Glad I realized you'd also posted another chapter today!! Two chapters FTW!!

I absolutely love this story; you've done such a good job building and maintaining the tension, and each character is so perfectly IN character that it's a blast to see what will happen next. Well done, well done. I've enjoyed every word.

And this: "I'm never going to be the one to end this," he recovers."    <<< That took my breath away. Literally. Wow.



Author's Response: Yay! I'm so glad you liked that line, Becky.

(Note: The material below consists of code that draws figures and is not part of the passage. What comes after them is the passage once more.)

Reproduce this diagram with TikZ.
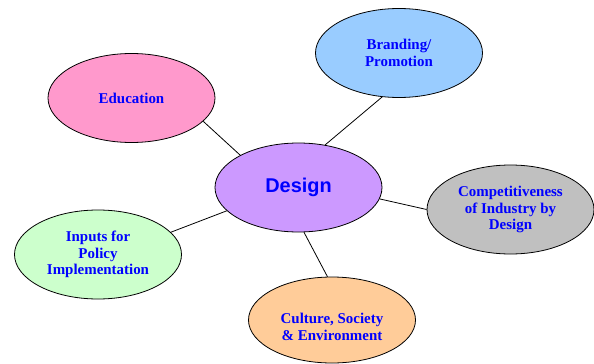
\documentclass[tikz,border=0pt]{standalone}
\usepackage{fontspec}
\setmainfont{Liberation Serif}
\newfontfamily\designfont{Liberation Sans}
\usepackage{tikz}
\usetikzlibrary{shapes}
\definecolor{lilac}{HTML}{CC99FF}
\definecolor{rose}{HTML}{FF99CC}
\definecolor{sky}{HTML}{99CCFF}
\definecolor{silver}{HTML}{C0C0C0}
\definecolor{mint}{HTML}{CCFFCC}
\definecolor{peach}{HTML}{FFCC99}
\newcommand{\lowered}[1]{\raisebox{-12bp}[0pt][0pt]{\begin{tabular}{@{}c@{}}#1\end{tabular}}}
\tikzset{
  topic/.style={draw,ellipse,line width=0.8pt,minimum width=167bp,minimum height=89bp,inner sep=0pt,
    align=center,text=blue,font=\fontsize{15}{16.7}\selectfont\bfseries},
  link/.style={line width=0.8pt}
}

\begin{document}
\begin{tikzpicture}
\useasboundingbox (0bp,0bp) rectangle (594bp,-364bp);

\node (D) at (298.5bp,-187.5bp)[topic,fill=lilac,font=\designfont\fontsize{20}{24}\selectfont\bfseries] {Design};
\node (E) at (131.5bp,-98bp)[topic,fill=rose] {Education};
\node (B) at (399bp,-53bp)[topic,fill=sky] {Branding/\\Promotion};
\node (C) at (510.5bp,-209.5bp)[topic,fill=silver] {Competitiveness\\of Industry by\\Design};
\node (I) at (98bp,-254.5bp)[topic,fill=mint] {Inputs for\\Policy\\Implementation};
\node (S) at (332bp,-320bp)[topic,minimum height=86bp,fill=peach] {\lowered{Culture, Society\\\& Environment}};
\draw [link] (D.151) -- (E.-18);
\draw [link] (D.58) -- (B.-111);
\draw [link] (D.-8) -- (C.180);
\draw [link] (D.198) -- (I.17);
\draw [link] (D.-83) -- (S.96);
\end{tikzpicture}
\end{document}
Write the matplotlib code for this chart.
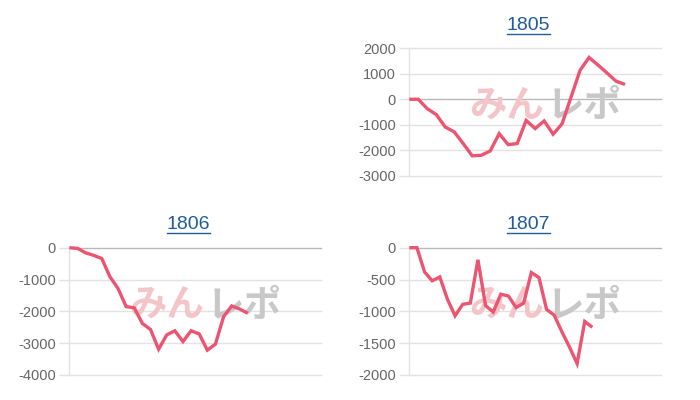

I had trouble figuring out how to word it :)

Reviewer: uncgirl Signed [Report This]
Date: November 17, 2007 11:09 am Title: Quake

Hey, I'm really sorry that I didn't get back to you this week.  i can't really explain, but work was awful and left me kinda brain dead.  But this, this has revitalized me.  It's even better than what you sent me before, and I think you've really done so well with this idea.  I love how open he is, but I also love that he totally freaked her out at the end.  She may just be realizing this all, but he's known for a while.  Good work.

Author's Response:

You know you never have to apologize to me! You are the absolute best, and I was not upset in the least. This is why I have multiple betas-- because you all have lives :)

I have chapter 5 up now too. I have to split them up because of weird formatting issues.

Glad you feel revitalized!

Reviewer: Becky215 Signed 10 [Report This]
Date: November 17, 2007 11:07 am Title: Quake

"This is you saying that you aren't going to let the next 10, or 20, or however many years be a mistake," he says firmly.

Lovely. I simply adore this chapter, and Pam's surprise at the end is already setting us up for another exciting turn on this ride. Keep it up!!



Author's Response:

Thanks, Becky :) I'm glad you liked that line.

Chapter 5 (or really, part two of chapter 4) is already posted, so I hope you like it!

Reviewer: Donnelly Signed [Report This]
Date: November 13, 2007 02:10 pm Title: Catalyst

hey! amazing as always!!!! You must update asap!

Author's Response: Thanks, Donnelly! I'm working on ch4, but don't expect an update until later this week. School owns my soul for the next couple of days.